The FOMC hiked rates 25bp as expected and released what was seen as a mostly dovish statement that left the door open for a pause, this saw market initially rally and chop around, however Powell’s presser threw cold water on the markets dovish expectations seeing a sharp sell-off in risk assets.
The Decline continued after hours as news broke that another bank in the US was in trouble, with PacWest stock cratering almost 60% in the after-market on news that the California bank has been assessing strategic options, including a breakup or a possible sale.
FX Markets
USD saw downside in wake of the Fed rate decision, where the central bank hiked rates by 25bps to 5.00-5.25%, as expected, but issued a dovish tweak to the statement as it dropped the language that it anticipates more policy firming may be appropriate to attain sufficiently restrictive stance. The US Dollar index dipped to test the 101 support area before bouncing modestly.
The Yen outperformed in wake of the FOMC rate decision with USDJPY hitting a low of 134.85 with the dovish tone of the Fed statement helping giving the Yen a tailwind. USDJPY has continued to fall at the start of the Asian session as the PacWest news has seen the extra boost of safe haven buying flowing into the Yen.
AUD and CAD were the laggards, risk off sentiment hit the Aussie , with AUDUSD giving up almost all of its post RBA hike gains, the Loonie saw weakness throughout Wednesday up until the FOMC on account of the broad declines seen again in crude oil.
Commodities
Gold soared in Wednesday’s session, spiking first on the FOMC statement seeing yields drop and USD weakness, then following through on safe haven flows as news of the PacWest issues hit the newswires. XAUUSD smashing through the top end of the range it has been trading in for the last few weeks and coming within a whisker of all-time highs.
Crude Oil prices continued to tumble with WTI now trading with a 68 handle with USOUSD now down over 18% from it’s highs after the OIPEC+ surprise cut in April on ongoing growth concerns and a risk-off tone to the market.
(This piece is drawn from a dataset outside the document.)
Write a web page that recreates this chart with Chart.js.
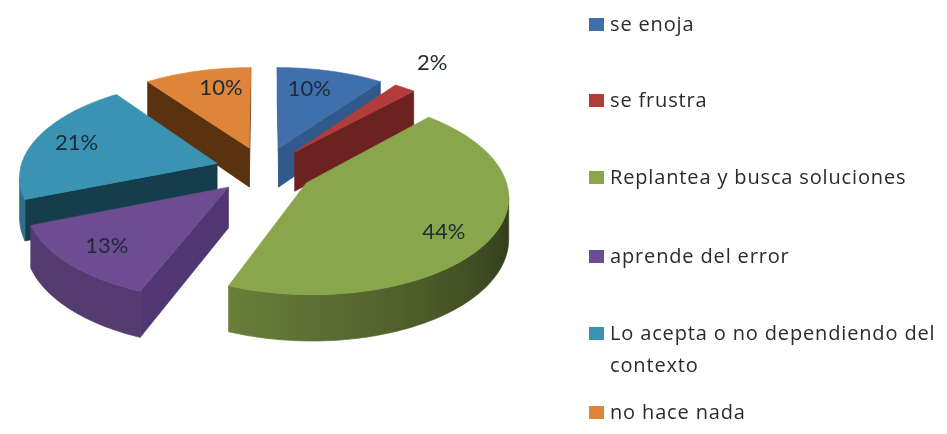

In today’s economic announcements, another big Central Bank decision is due out later today when the ECB sets rates and releases their economic policy at 12:15 GMT.
The ECB is widely expected to hike rates with the consensus of 25bp priced in at around 78% vs. 22% for 50bps. Recent messaging from policymakers has suggested that the options will be between a 25bps and 50bps, so a 50bp hike is definitely a possibility in light of recent hawkish surprises from the RBA and to a lesser extent the FOMC. Either way, expect volatility in EURUSD at the time of the release.